Most people use electricity, even though they understand little about the industry and how it works. These people expect a highly reliable supply of electricity at relatively low cost, with little understanding of the relationship between reliability and cost. When a switch is thrown, electricity is expected to be available and when the monthly bill comes, it better not be too high.
Because of the pervasive use of electricity and the long history of regulation and government involvement in the sector, the government is highly interested in the price and reliability of electricity. Even if markets effectively transform the electricity sector, the government is likely to be the first stop for those with complaints.
Few people have any real understanding of the complicated nature of the electricity system, and even fewer people have a good working knowledge of the issues, details, and implications of electricity markets.
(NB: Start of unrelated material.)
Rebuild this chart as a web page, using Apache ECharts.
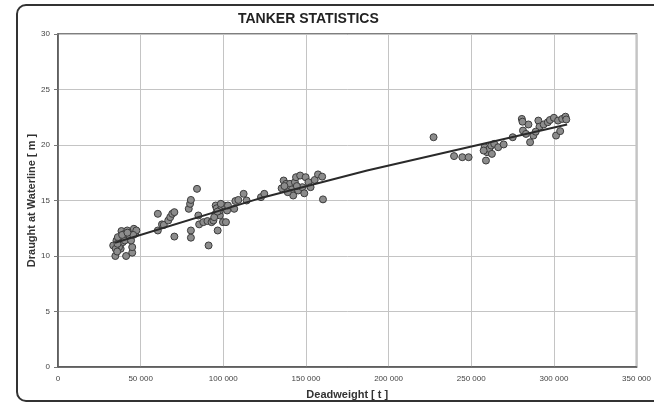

This lack of knowledge, coupled with the relative newness of electricity markets, means that many differing views may be seen as credible. It is possible to present different and even contradictory points of view, all of which sound quite credible. The recent US blackout was, for example, used to validate almost every vested interest in the industry. The ability to craft a clever headline and tell a seemingly simple story may be more important than the validity of the message.
Accordingly, there is a need in the electricity reform process for education and a well-informed referee that does not have a vested interest.
Conclusion
The new Irish electricity market has adopted a proven design that is expected to deliver benefits. This design has been tailored to the situation in Ireland and will be further adjusted through additional consultation on market details. The Irish market may well become a new paradigm for Europe and elsewhere.